As much as I’ve enjoyed my time with it, Bloodroots does have a couple of problems which might make it less appealing to certain players. If you get frustrated easily, this probably isn’t the game for you. It’s pretty difficult, and if you aren’t willing to put some time in to learn the patterns you may become stuck on a section for quite a while. It can sometimes be hard to follow the action, especially on a smaller TV (or, presumably, the Switch’s handheld mode). The sheer amount of stuff onscreen at once means sometimes enemies and high-priority targets are hard to pick out. Additionally, the fact that you have to kill every enemy in an area before moving on to the next one sometimes makes the game feel more like hide-and-seek than it probably should.
While I admit it’s a very minor issue, I was surprised to read some of the language that came out of the antagonists’ mouths.

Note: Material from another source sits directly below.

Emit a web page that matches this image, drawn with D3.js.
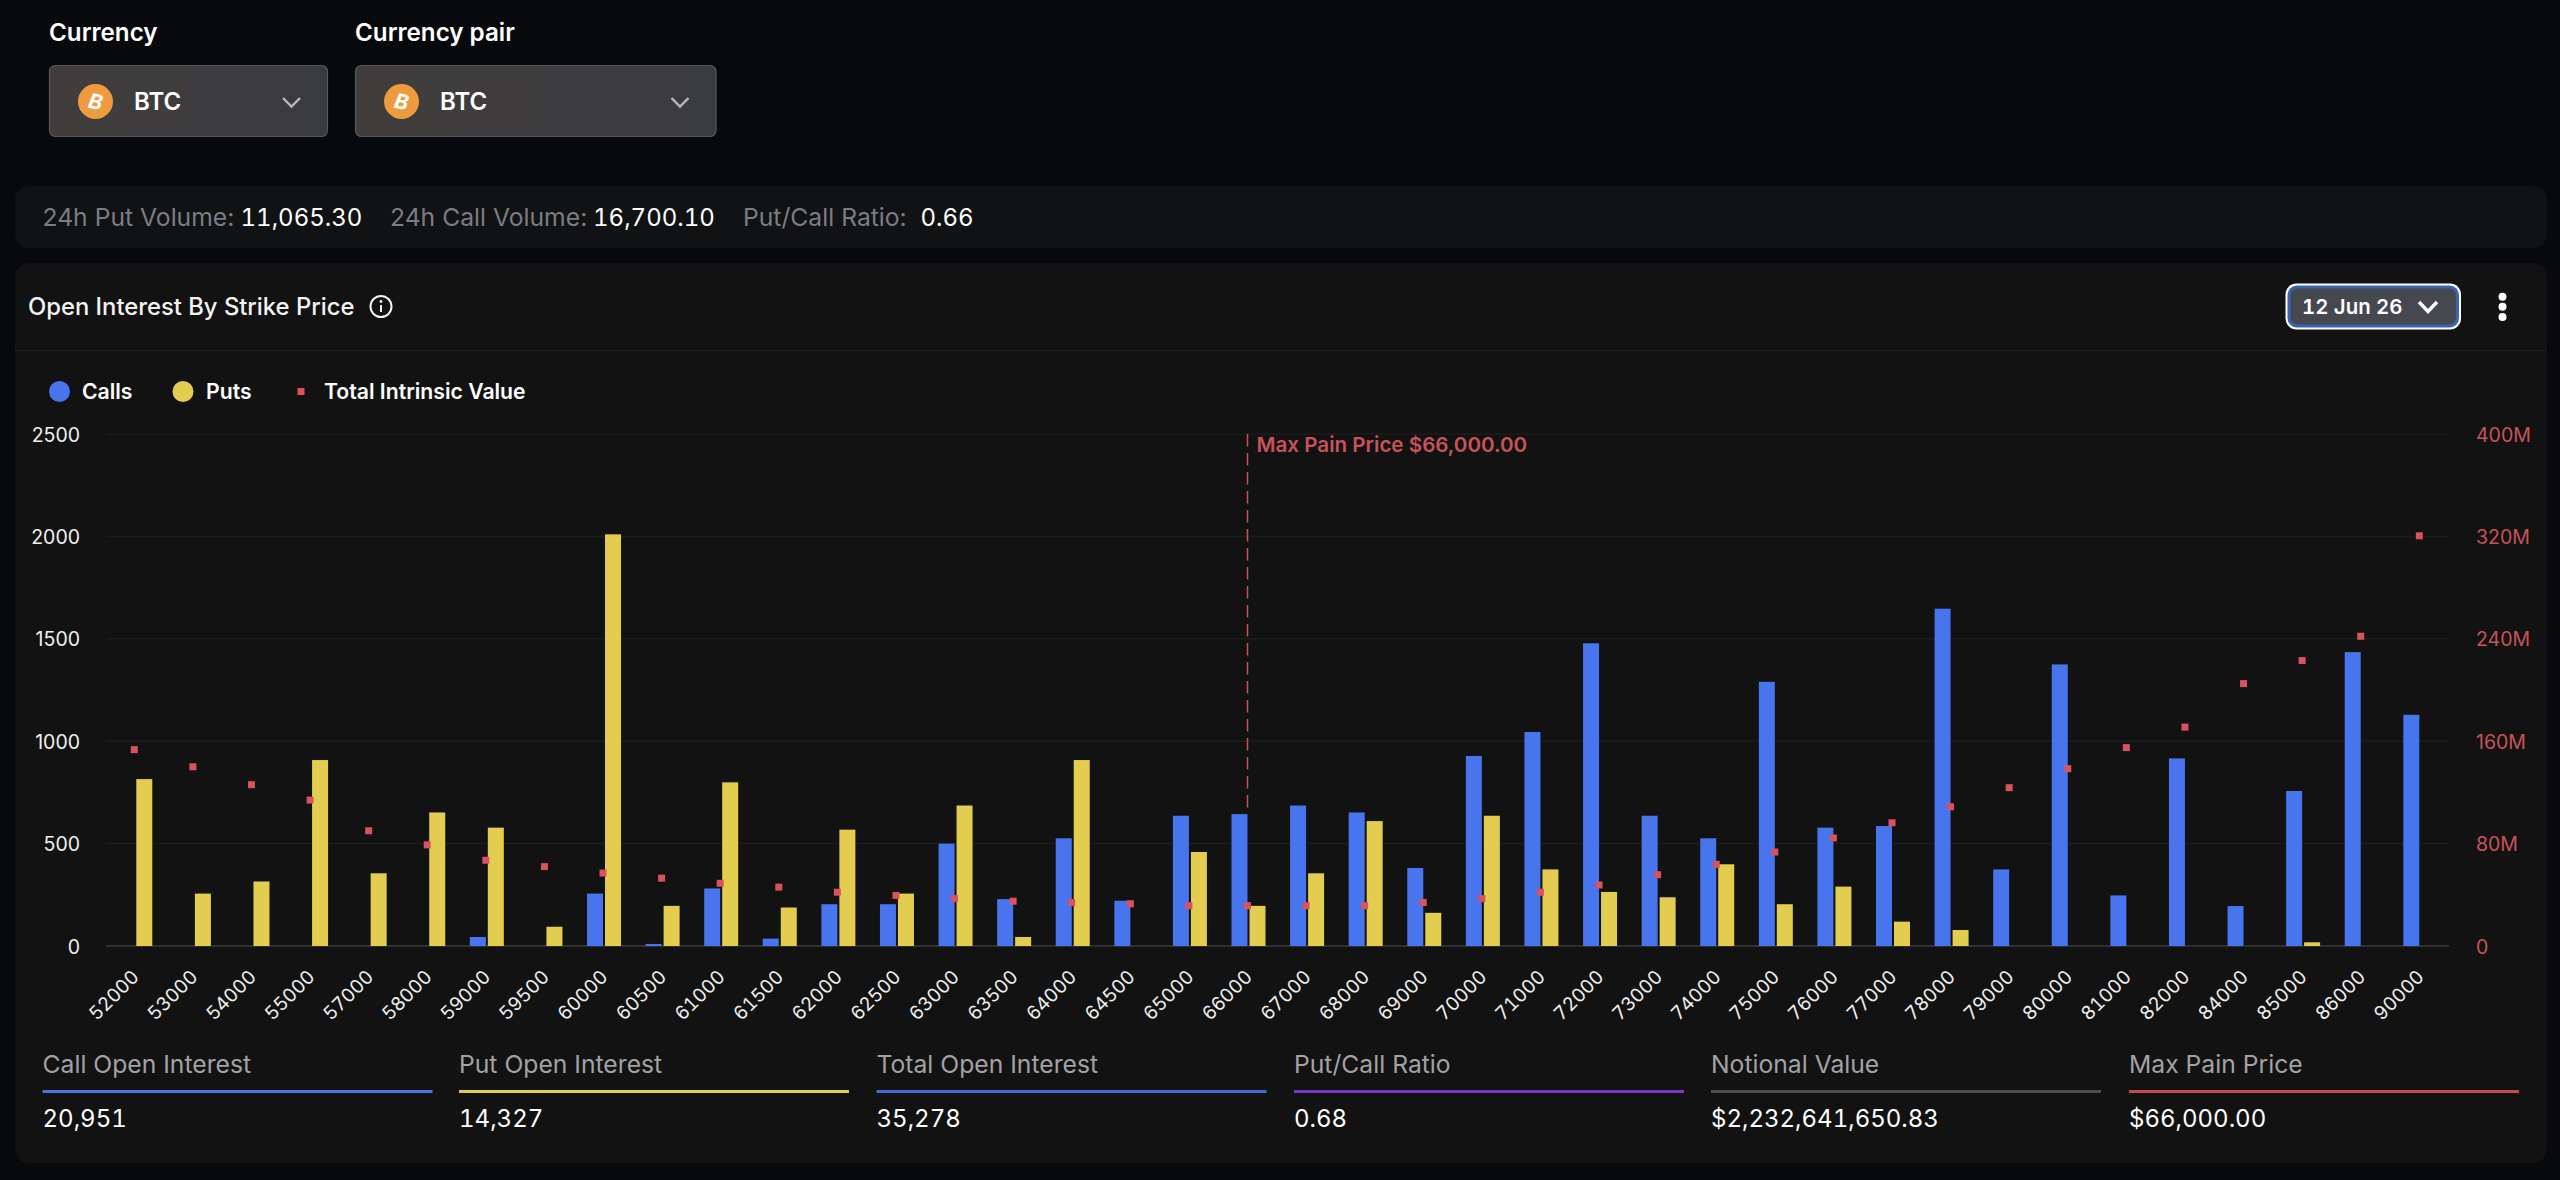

It seemed odd that the tone seemed to shift from cartoonish, slapstick ultraviolence to brooding grimdark angst and back again so quickly. The previous stage had pinball bumpers in it, for Pete’s sake. Still, if you’re in it for the action and don’t care much about the story, you won’t be disappointed.
I did run into a particularly nasty bit of slowdown in one of the second level’s stages, but it didn’t show up until I had died several times during the same stage. It made the normally fluid animation look more like a slideshow. Fortunately, resetting the game took care of the problem. Unfortunately, I did lose some progress since I had to play this level from the beginning. I presume this will be patched soon, so I hope it won’t affect too many people before then.
Despite some minor flaws, Bloodroots is a manically fun game that oozes style. Discovering new and unique ways to use the extremely varied arsenal to my advantage kept me coming back again and again. Even when I died (and believe me, I died plenty), I was thoroughly enjoying myself. If you’re in the mood for a fast, stylish action game with plenty of challenge, Bloodroots might be just what you’re looking for.
[This review is based on a retail build of the game provided by the publisher.]